◆ Goal ◆
Type out the data exactly as given. Skip any image.

◆ Given information ◆
════════════════
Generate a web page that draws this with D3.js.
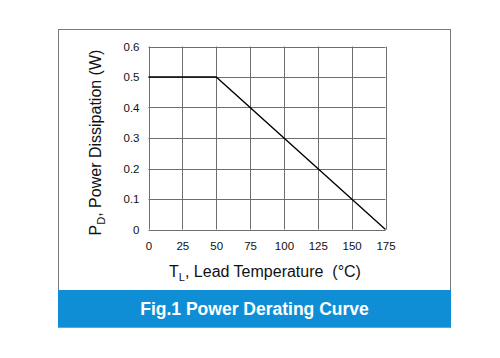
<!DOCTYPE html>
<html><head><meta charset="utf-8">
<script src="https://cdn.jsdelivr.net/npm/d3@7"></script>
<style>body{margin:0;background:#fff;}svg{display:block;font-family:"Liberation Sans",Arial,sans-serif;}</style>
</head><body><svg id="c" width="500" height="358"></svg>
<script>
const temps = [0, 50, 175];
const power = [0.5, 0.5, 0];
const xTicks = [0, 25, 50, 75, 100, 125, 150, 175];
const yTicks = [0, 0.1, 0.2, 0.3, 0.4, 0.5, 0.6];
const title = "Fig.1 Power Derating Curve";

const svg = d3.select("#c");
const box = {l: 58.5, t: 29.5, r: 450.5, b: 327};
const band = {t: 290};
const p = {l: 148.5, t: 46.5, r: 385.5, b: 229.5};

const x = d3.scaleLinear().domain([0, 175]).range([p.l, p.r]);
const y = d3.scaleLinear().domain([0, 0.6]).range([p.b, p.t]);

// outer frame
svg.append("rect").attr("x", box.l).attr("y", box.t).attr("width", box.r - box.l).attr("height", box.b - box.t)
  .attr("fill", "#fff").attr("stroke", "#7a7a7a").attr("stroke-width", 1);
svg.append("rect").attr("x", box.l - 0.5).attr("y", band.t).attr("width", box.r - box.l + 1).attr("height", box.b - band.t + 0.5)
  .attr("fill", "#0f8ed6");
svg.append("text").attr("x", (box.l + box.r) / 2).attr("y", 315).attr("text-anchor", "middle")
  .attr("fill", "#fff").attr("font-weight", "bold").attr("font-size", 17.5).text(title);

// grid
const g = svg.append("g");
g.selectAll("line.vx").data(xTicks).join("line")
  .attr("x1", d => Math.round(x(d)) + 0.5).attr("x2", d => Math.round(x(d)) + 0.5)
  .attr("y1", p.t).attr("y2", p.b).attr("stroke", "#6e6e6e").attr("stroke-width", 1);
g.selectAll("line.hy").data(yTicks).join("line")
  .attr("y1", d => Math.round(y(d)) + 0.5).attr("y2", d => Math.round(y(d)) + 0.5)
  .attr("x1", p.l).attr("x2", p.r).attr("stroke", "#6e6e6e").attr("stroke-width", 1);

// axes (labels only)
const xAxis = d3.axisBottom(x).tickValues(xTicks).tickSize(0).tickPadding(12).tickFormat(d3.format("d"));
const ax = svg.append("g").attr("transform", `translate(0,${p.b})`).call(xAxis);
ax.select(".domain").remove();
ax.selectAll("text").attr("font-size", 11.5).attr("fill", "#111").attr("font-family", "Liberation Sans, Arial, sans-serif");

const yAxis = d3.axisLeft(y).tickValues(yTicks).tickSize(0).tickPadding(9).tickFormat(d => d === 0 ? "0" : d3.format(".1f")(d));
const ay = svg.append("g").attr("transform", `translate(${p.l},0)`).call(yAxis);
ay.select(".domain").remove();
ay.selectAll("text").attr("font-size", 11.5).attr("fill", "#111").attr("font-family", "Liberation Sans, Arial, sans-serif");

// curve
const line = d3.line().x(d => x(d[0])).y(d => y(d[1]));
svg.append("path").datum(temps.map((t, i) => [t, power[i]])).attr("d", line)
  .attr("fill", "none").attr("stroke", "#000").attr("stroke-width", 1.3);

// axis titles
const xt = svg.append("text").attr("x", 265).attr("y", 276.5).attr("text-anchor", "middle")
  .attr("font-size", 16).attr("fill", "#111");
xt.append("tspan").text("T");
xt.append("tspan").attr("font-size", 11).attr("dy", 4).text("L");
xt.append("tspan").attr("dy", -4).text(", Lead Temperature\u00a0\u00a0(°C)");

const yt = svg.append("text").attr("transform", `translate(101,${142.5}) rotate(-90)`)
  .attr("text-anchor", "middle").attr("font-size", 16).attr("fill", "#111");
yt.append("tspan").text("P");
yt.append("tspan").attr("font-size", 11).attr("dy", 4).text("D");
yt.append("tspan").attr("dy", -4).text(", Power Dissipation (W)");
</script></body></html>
════════════════
◆ Response ◆
Generate a web page that draws this with D3.js.
<!DOCTYPE html>
<html><head><meta charset="utf-8">
<script src="https://cdn.jsdelivr.net/npm/d3@7"></script>
<style>body{margin:0;background:#fff;}svg{display:block;font-family:"Liberation Sans",Arial,sans-serif;}</style>
</head><body><svg id="c" width="500" height="358"></svg>
<script>
const temps = [0, 50, 175];
const power = [0.5, 0.5, 0];
const xTicks = [0, 25, 50, 75, 100, 125, 150, 175];
const yTicks = [0, 0.1, 0.2, 0.3, 0.4, 0.5, 0.6];
const title = "Fig.1 Power Derating Curve";

const svg = d3.select("#c");
const box = {l: 58.5, t: 29.5, r: 450.5, b: 327};
const band = {t: 290};
const p = {l: 148.5, t: 46.5, r: 385.5, b: 229.5};

const x = d3.scaleLinear().domain([0, 175]).range([p.l, p.r]);
const y = d3.scaleLinear().domain([0, 0.6]).range([p.b, p.t]);

// outer frame
svg.append("rect").attr("x", box.l).attr("y", box.t).attr("width", box.r - box.l).attr("height", box.b - box.t)
  .attr("fill", "#fff").attr("stroke", "#7a7a7a").attr("stroke-width", 1);
svg.append("rect").attr("x", box.l - 0.5).attr("y", band.t).attr("width", box.r - box.l + 1).attr("height", box.b - band.t + 0.5)
  .attr("fill", "#0f8ed6");
svg.append("text").attr("x", (box.l + box.r) / 2).attr("y", 315).attr("text-anchor", "middle")
  .attr("fill", "#fff").attr("font-weight", "bold").attr("font-size", 17.5).text(title);

// grid
const g = svg.append("g");
g.selectAll("line.vx").data(xTicks).join("line")
  .attr("x1", d => Math.round(x(d)) + 0.5).attr("x2", d => Math.round(x(d)) + 0.5)
  .attr("y1", p.t).attr("y2", p.b).attr("stroke", "#6e6e6e").attr("stroke-width", 1);
g.selectAll("line.hy").data(yTicks).join("line")
  .attr("y1", d => Math.round(y(d)) + 0.5).attr("y2", d => Math.round(y(d)) + 0.5)
  .attr("x1", p.l).attr("x2", p.r).attr("stroke", "#6e6e6e").attr("stroke-width", 1);

// axes (labels only)
const xAxis = d3.axisBottom(x).tickValues(xTicks).tickSize(0).tickPadding(12).tickFormat(d3.format("d"));
const ax = svg.append("g").attr("transform", `translate(0,${p.b})`).call(xAxis);
ax.select(".domain").remove();
ax.selectAll("text").attr("font-size", 11.5).attr("fill", "#111").attr("font-family", "Liberation Sans, Arial, sans-serif");

const yAxis = d3.axisLeft(y).tickValues(yTicks).tickSize(0).tickPadding(9).tickFormat(d => d === 0 ? "0" : d3.format(".1f")(d));
const ay = svg.append("g").attr("transform", `translate(${p.l},0)`).call(yAxis);
ay.select(".domain").remove();
ay.selectAll("text").attr("font-size", 11.5).attr("fill", "#111").attr("font-family", "Liberation Sans, Arial, sans-serif");

// curve
const line = d3.line().x(d => x(d[0])).y(d => y(d[1]));
svg.append("path").datum(temps.map((t, i) => [t, power[i]])).attr("d", line)
  .attr("fill", "none").attr("stroke", "#000").attr("stroke-width", 1.3);

// axis titles
const xt = svg.append("text").attr("x", 265).attr("y", 276.5).attr("text-anchor", "middle")
  .attr("font-size", 16).attr("fill", "#111");
xt.append("tspan").text("T");
xt.append("tspan").attr("font-size", 11).attr("dy", 4).text("L");
xt.append("tspan").attr("dy", -4).text(", Lead Temperature\u00a0\u00a0(°C)");

const yt = svg.append("text").attr("transform", `translate(101,${142.5}) rotate(-90)`)
  .attr("text-anchor", "middle").attr("font-size", 16).attr("fill", "#111");
yt.append("tspan").text("P");
yt.append("tspan").attr("font-size", 11).attr("dy", 4).text("D");
yt.append("tspan").attr("dy", -4).text(", Power Dissipation (W)");
</script></body></html>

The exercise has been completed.